Friday, September 10, 2010

The Oxford Book of Victorian Ghost Stories

"In the ghost story, obligations do not cease with death, & the past is never a closed book. What has been can be again, though often terribly transformed. For a progressive age...the idea of a vindictive past held an especial potential for terror."
~from the introduction by Michael Cox & R.A. Gilbert, written All Souls' Day, 1990

I have to confess that I am not a huge fan of anything in the horror genre (I recently considered writing to a movie theater chain to ask that they only show horror movie previews before horror movies because I dislike them so much). I thought, however, that I could probably stand some Victorian ghost stories. The introduction put me in Victorian perspective: Gothic tales set in the past were on the wane, & modern-day domestic fiction was more prevalent; & the rise of science could not quash the delight in a ghost story-although many stories were now presented with "spurious factuality", such as being in the form of a diary.

I read 5 stories from this collection: "The Romance of Certain Old Clothes" by Henry James; "Reality or Delusion?" by Mrs. Henry Wood; "The Body-Snatcher" by Robert Louis Stevenson; "At the End of the Passage" by Rudyard Kipling; & "John Charrington's Wedding" by E. Nesbit. Most of the stories I chose because of I had heard of the writers before in other genres. All were well written.

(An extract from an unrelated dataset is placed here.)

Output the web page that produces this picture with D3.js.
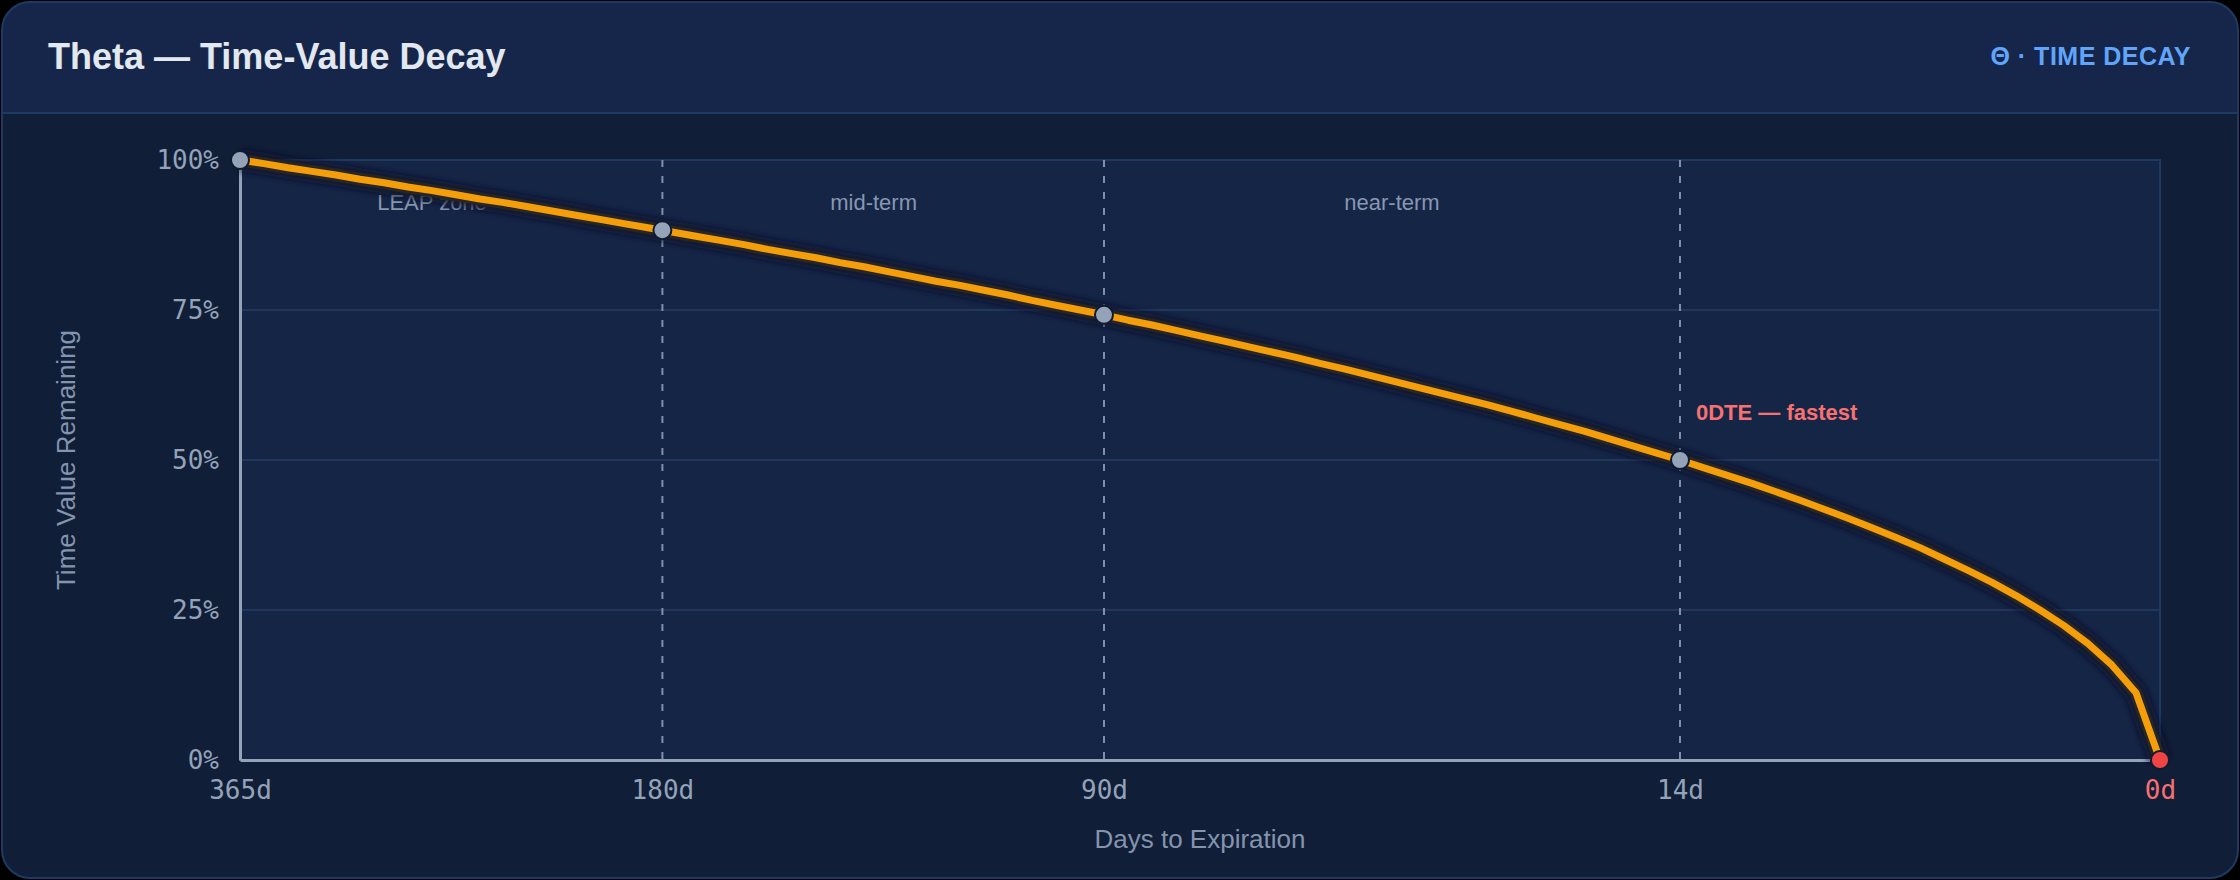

I found "The Body-Snatcher" & "At the End of the Passage" the most gripping-"The Body-Snatcher", in tune with the era's preoccupation with science, had a medical theme as scholarly anatomists learn where the bodies they dissect come from; "At the End of the Passage", though set in India, has very little local color but has the air of an intense fever-dream brought on by heat & loneliness. "John Charrington's Wedding" was the shortest & almost a romance until its disturbing finale. The Master, Henry James, presents a story of sibling affection gone sour-most of the characters are unlikeable, but that's what makes the story work so well. Mrs. Henry Wood's story, beginning with "This is a ghost story. Every word of it is true", is the only story to ask, as in its title, was the ghost sighting real or imagined? "Reality or Delusion?" is probably the most down-to-earth, workmanlike of the stories, our unnamed narrator laying out the tale with the sobriety & eye for detail of a historian.

I am still, slowly but surely working my way through "Our Mutual Read", the Victorian reading challenge I started in January. My goal was Level 3: to read 12 books, at least 6 written during 1837 - 1901; the other books may be Neo-Victorian or non-fiction. Rashly, I also thought I might do the Period Film Mini-Challenge (watch at least 6 films that take place between 1837 - 1901) & the Short Story Mini-Challenge (read 12 short stories written or taking place between 1837 - 1901). Here's how I've done so far:

Level 3: 12 Books
-Death at the Priory: Sex, Love, and Murder in Victorian England by James Ruddick
-The Clumsiest People in Europe, or: Mrs. Mortimer's Bad-Tempered Guide to the Victorian World, edited and with an Introduction by Todd Pruzan
-The Disastrous Mrs. Weldon by Brian Thompson
-Nightingales: The Extraordinary Upbringing and Curious Life of Miss Florence Nightingale by Gillian Gill
-The Second Mrs. Tanqueray by Arthur Wing Pinero (from Representative English Plays edited by J.S.P. Tatlock & R.G. Martin)

Period Film Mini-Challenge: 6 Films
-Return to Cranford
-The Mill on the Floss (1997 version with Emily Watson)
-Alice: A Look into Alice's Adventures in Wonderland & at the Curious Relationship between Alice Liddell & Lewis Carroll
-Around the World in 80 Days

Short Story Mini-Challenge: 12 Short Stories
-Victorian Love Stories: An Oxford Anthology (4 stories)
-The Oxford Book of Detective Stories (6 stories)
-The Oxford Book of Victorian Ghost Stories (5 stories)
-The Fairy Tales of Oscar Wilde

Well, it looks like I certainly have my work cut out for me! At least my Short Story Mini-Challenge is more than complete. (I can always aim for Level 2 [8 books] if the going gets rough.) Here are the next books I hope to read: Lectures on Art by John Ruskin; Lady Audley's Secret by Mary Elizabeth Braddon; The Warden by Anthony Trollope; The Observations by Jane Harris; The Suspicions of Mr. Whicher: A Shocking Murder and the Undoing of a Great Victorian Detective by Kate Summerscale; The Way of All Flesh by Samuel Butler; & Jane Eyre by Charlotte Bronte.